* [WRITTEN EXERCISE]:
Starting at the first line of the listing below, retype each line up to and including the one that contains "import numpy as np". Leave pictures out.
===
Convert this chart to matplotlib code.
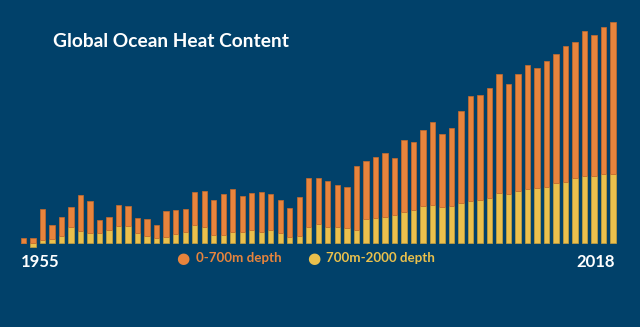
import matplotlib
matplotlib.use("Agg")
import matplotlib.pyplot as plt
import numpy as np

# (no axis on the chart, so units are arbitrary)
years = list(range(1955, 2018))
total = [5, 5, 34.7, 18.3, 26.7, 36.7, 48, 42.7, 23.3, 26.7, 38.3,
         37.3, 25.7, 24.3, 18.3, 32.3, 33, 34, 51, 52.3, 43, 49.3,
         54.7, 47.3, 50, 51, 49, 43, 35.7, 46, 65, 65, 62.7,
         58.3, 56.7, 77.7, 82, 86, 90.3, 85, 103, 101.7, 113, 121,
         109.7, 115.3, 132, 147.3, 148.7, 155.3, 169, 159.7, 169, 178,
         175.3, 182, 189.3, 197.3, 201.3, 212, 208.7, 216, 221.7]
deep = [0, -4, 3.3, 4.3, 7.7, 16.3, 12.3, 10.7, 10.7, 13.3, 17.3,
        17.3, 10.7, 7.7, 5.7, 6.7, 9.3, 11.7, 18.7, 16.3, 8.7, 8.7,
        11.3, 11.3, 13.3, 11.3, 13, 10.7, 6.3, 7, 16.3, 19.3, 16.3,
        16.7, 15.7, 13, 24.3, 25.7, 26.7, 28.7, 31.3, 33.7, 37.3, 38.3,
        36.7, 37.7, 40.3, 42.7, 43.3, 45.7, 50.3, 49, 52.7, 54,
        55.3, 56.7, 60.3, 61.7, 65.7, 67, 67, 69, 69]

total = np.array(total)
deep = np.array(deep)
base = np.clip(deep, 0, None)
shallow = total - base

BG = "#01416A"
ORANGE = "#E8843C"
YELLOW = "#EAC04C"

fig = plt.figure(figsize=(6.4, 3.27), dpi=100, facecolor=BG)
ax = fig.add_axes([0, 0, 1, 1])
ax.set_facecolor(BG)

x = np.arange(len(years))
ax.bar(x, deep, width=0.56, color=YELLOW, edgecolor="#C9A13C", linewidth=0.5)
ax.bar(x, shallow, bottom=base, width=0.56, color=ORANGE,
       edgecolor="#C96B2C", linewidth=0.5)

pitch = 9.51
ax.set_xlim(-23.5 / pitch, (640 - 23.5) / pitch)
ax.set_ylim(243.3 - 327, 243.3)
ax.axis("off")

font = "Lato"
fig.text(53 / 640, 1 - 41.5 / 327, "Global Ocean Heat Content", color="white",
         fontsize=13.8, fontweight="bold", family=font, va="center", ha="left")
fig.text(21 / 640, 1 - 262 / 327, "1955", color="white", fontsize=12,
         fontweight="bold", family=font, va="center", ha="left")
fig.text(615 / 640, 1 - 262 / 327, "2018", color="white", fontsize=12,
         fontweight="bold", family=font, va="center", ha="right")

# legend
fig.text(182.5 / 640, 1 - 258.5 / 327, "\u25CF", color=ORANGE, fontsize=11,
         family="DejaVu Sans", va="center", ha="center")
fig.text(196.5 / 640, 1 - 258.5 / 327, "0-700m depth", color=ORANGE,
         fontsize=9.6, fontweight="bold", family=font, va="center", ha="left")
fig.text(314 / 640, 1 - 258.5 / 327, "\u25CF", color=YELLOW, fontsize=11,
         family="DejaVu Sans", va="center", ha="center")
fig.text(326 / 640, 1 - 258.5 / 327, "700m-2000 depth", color=YELLOW,
         fontsize=9.6, fontweight="bold", family=font, va="center", ha="left")

fig.savefig("out.png", dpi=100, facecolor=BG)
===
* [ANSWER TO THIS TASK]:
Convert this chart to matplotlib code.
import matplotlib
matplotlib.use("Agg")
import matplotlib.pyplot as plt
import numpy as np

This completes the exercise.